[WHAT YOU NEED TO DO]: Transcribe everything in the data word for word. Pictures are left out.

[Begin]

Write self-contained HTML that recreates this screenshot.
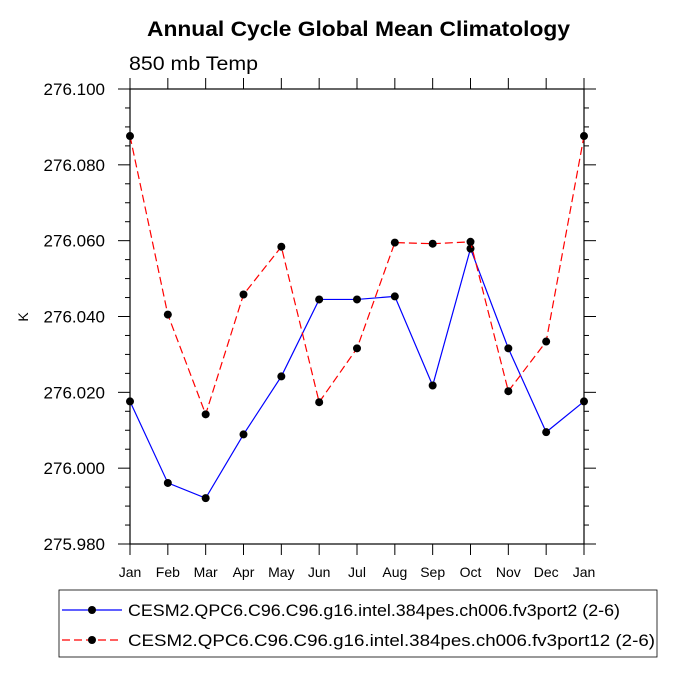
<!DOCTYPE html>
<html><head><meta charset="utf-8"><style>body{margin:0;background:#fff}</style></head>
<body>
<svg id="c" width="675" height="675" xmlns="http://www.w3.org/2000/svg" font-family="Liberation Sans, Arial, sans-serif">
<text x="147" y="36" textLength="423" lengthAdjust="spacingAndGlyphs" font-size="21" font-weight="bold">Annual Cycle Global Mean Climatology</text>
<text x="129" y="70" textLength="129" lengthAdjust="spacingAndGlyphs" font-size="19">850 mb Temp</text>
<text transform="translate(28,317) rotate(-90)" text-anchor="middle" font-size="14">K</text>
<g id="axes"></g>
<g id="series"></g>
<rect x="59" y="590" width="598" height="67" fill="none" stroke="#000" stroke-width="0.8"/>
<g>
<line x1="62" y1="610" x2="122" y2="610" stroke="#00f" stroke-width="1.2"/>
<circle cx="92" cy="610" r="4" fill="#000"/>
<text x="128" y="616" font-size="17" textLength="492" lengthAdjust="spacingAndGlyphs">CESM2.QPC6.C96.C96.g16.intel.384pes.ch006.fv3port2 (2-6)</text></g>
<g>
<line x1="62" y1="640" x2="122" y2="640" stroke="#f00" stroke-width="1.2" stroke-dasharray="8,4"/>
<circle cx="92" cy="640" r="4" fill="#000"/>
<text x="128" y="646" font-size="17" textLength="527" lengthAdjust="spacingAndGlyphs">CESM2.QPC6.C96.C96.g16.intel.384pes.ch006.fv3port12 (2-6)</text></g>
</svg>
<script>
const months=["Jan","Feb","Mar","Apr","May","Jun","Jul","Aug","Sep","Oct","Nov","Dec","Jan"];
const port2=[276.0176,275.9961,275.9921,276.0089,276.0242,276.0445,276.0445,276.0453,276.0218,276.0579,276.0316,276.0095,276.0176];
const port12=[276.0876,276.0405,276.0142,276.0458,276.0584,276.0174,276.0316,276.0595,276.0592,276.0597,276.0203,276.0334,276.0876];
const yTicks=["275.980","276.000","276.020","276.040","276.060","276.080","276.100"];
const L=130,R=584,T=89,B=544,ymin=275.98,ymax=276.1;
const X=i=>L+(R-L)*i/(months.length-1);
const Y=v=>B-(B-T)*(v-ymin)/(ymax-ymin);
const NS="http://www.w3.org/2000/svg";
function mk(p,tag,a){const e=document.createElementNS(NS,tag);for(const k in a)e.setAttribute(k,a[k]);p.appendChild(e);return e;}
const ax=document.getElementById('axes');
const fr=mk(ax,'rect',{x:L,y:T,width:R-L,height:B-T,fill:'none',stroke:'#000','stroke-width':1.2});


months.forEach((m,i)=>{const x=X(i);
 mk(ax,'line',{x1:x,y1:B,x2:x,y2:B+11,stroke:'#000'});
 mk(ax,'line',{x1:x,y1:T,x2:x,y2:T-11,stroke:'#000'});
 const t=mk(ax,'text',{x:x,y:B+33,'text-anchor':'middle','font-size':14});t.textContent=m;
 
 
});
for(let k=0;k<=24;k++){const v=ymin+k*0.005,y=Y(v),maj=k%4===0,len=maj?12:5;
 mk(ax,'line',{x1:L,y1:y,x2:L-len,y2:y,stroke:'#000'});
 mk(ax,'line',{x1:R,y1:y,x2:R+len,y2:y,stroke:'#000'});
 if(maj){const t=mk(ax,'text',{x:L-25,y:y+6,'text-anchor':'end','font-size':17});t.textContent=yTicks[k/4];
 
 }
}
const sg=document.getElementById('series');
[[port2,'#00f',null,'series-port2'],[port12,'#f00','8,4','series-port12']].forEach(([d,c,da,n])=>{
 const g=mk(sg,'g',{});
 
 
 const a={points:d.map((v,i)=>X(i)+','+Y(v)).join(' '),fill:'none',stroke:c,'stroke-width':1.2};
 if(da)a['stroke-dasharray']=da;
 mk(g,'polyline',a);
 d.forEach((v,i)=>{const p=mk(g,'circle',{cx:X(i),cy:Y(v),r:4,fill:'#000'});
 
 });
});
</script>
</body></html>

[End]

[CORRECT OUTPUT]:
Write self-contained HTML that recreates this screenshot.
<!DOCTYPE html>
<html><head><meta charset="utf-8"><style>body{margin:0;background:#fff}</style></head>
<body>
<svg id="c" width="675" height="675" xmlns="http://www.w3.org/2000/svg" font-family="Liberation Sans, Arial, sans-serif">
<text x="147" y="36" textLength="423" lengthAdjust="spacingAndGlyphs" font-size="21" font-weight="bold">Annual Cycle Global Mean Climatology</text>
<text x="129" y="70" textLength="129" lengthAdjust="spacingAndGlyphs" font-size="19">850 mb Temp</text>
<text transform="translate(28,317) rotate(-90)" text-anchor="middle" font-size="14">K</text>
<g id="axes"></g>
<g id="series"></g>
<rect x="59" y="590" width="598" height="67" fill="none" stroke="#000" stroke-width="0.8"/>
<g>
<line x1="62" y1="610" x2="122" y2="610" stroke="#00f" stroke-width="1.2"/>
<circle cx="92" cy="610" r="4" fill="#000"/>
<text x="128" y="616" font-size="17" textLength="492" lengthAdjust="spacingAndGlyphs">CESM2.QPC6.C96.C96.g16.intel.384pes.ch006.fv3port2 (2-6)</text></g>
<g>
<line x1="62" y1="640" x2="122" y2="640" stroke="#f00" stroke-width="1.2" stroke-dasharray="8,4"/>
<circle cx="92" cy="640" r="4" fill="#000"/>
<text x="128" y="646" font-size="17" textLength="527" lengthAdjust="spacingAndGlyphs">CESM2.QPC6.C96.C96.g16.intel.384pes.ch006.fv3port12 (2-6)</text></g>
</svg>
<script>
const months=["Jan","Feb","Mar","Apr","May","Jun","Jul","Aug","Sep","Oct","Nov","Dec","Jan"];
const port2=[276.0176,275.9961,275.9921,276.0089,276.0242,276.0445,276.0445,276.0453,276.0218,276.0579,276.0316,276.0095,276.0176];
const port12=[276.0876,276.0405,276.0142,276.0458,276.0584,276.0174,276.0316,276.0595,276.0592,276.0597,276.0203,276.0334,276.0876];
const yTicks=["275.980","276.000","276.020","276.040","276.060","276.080","276.100"];
const L=130,R=584,T=89,B=544,ymin=275.98,ymax=276.1;
const X=i=>L+(R-L)*i/(months.length-1);
const Y=v=>B-(B-T)*(v-ymin)/(ymax-ymin);
const NS="http://www.w3.org/2000/svg";
function mk(p,tag,a){const e=document.createElementNS(NS,tag);for(const k in a)e.setAttribute(k,a[k]);p.appendChild(e);return e;}
const ax=document.getElementById('axes');
const fr=mk(ax,'rect',{x:L,y:T,width:R-L,height:B-T,fill:'none',stroke:'#000','stroke-width':1.2});


months.forEach((m,i)=>{const x=X(i);
 mk(ax,'line',{x1:x,y1:B,x2:x,y2:B+11,stroke:'#000'});
 mk(ax,'line',{x1:x,y1:T,x2:x,y2:T-11,stroke:'#000'});
 const t=mk(ax,'text',{x:x,y:B+33,'text-anchor':'middle','font-size':14});t.textContent=m;
 
 
});
for(let k=0;k<=24;k++){const v=ymin+k*0.005,y=Y(v),maj=k%4===0,len=maj?12:5;
 mk(ax,'line',{x1:L,y1:y,x2:L-len,y2:y,stroke:'#000'});
 mk(ax,'line',{x1:R,y1:y,x2:R+len,y2:y,stroke:'#000'});
 if(maj){const t=mk(ax,'text',{x:L-25,y:y+6,'text-anchor':'end','font-size':17});t.textContent=yTicks[k/4];
 
 }
}
const sg=document.getElementById('series');
[[port2,'#00f',null,'series-port2'],[port12,'#f00','8,4','series-port12']].forEach(([d,c,da,n])=>{
 const g=mk(sg,'g',{});
 
 
 const a={points:d.map((v,i)=>X(i)+','+Y(v)).join(' '),fill:'none',stroke:c,'stroke-width':1.2};
 if(da)a['stroke-dasharray']=da;
 mk(g,'polyline',a);
 d.forEach((v,i)=>{const p=mk(g,'circle',{cx:X(i),cy:Y(v),r:4,fill:'#000'});
 
 });
});
</script>
</body></html>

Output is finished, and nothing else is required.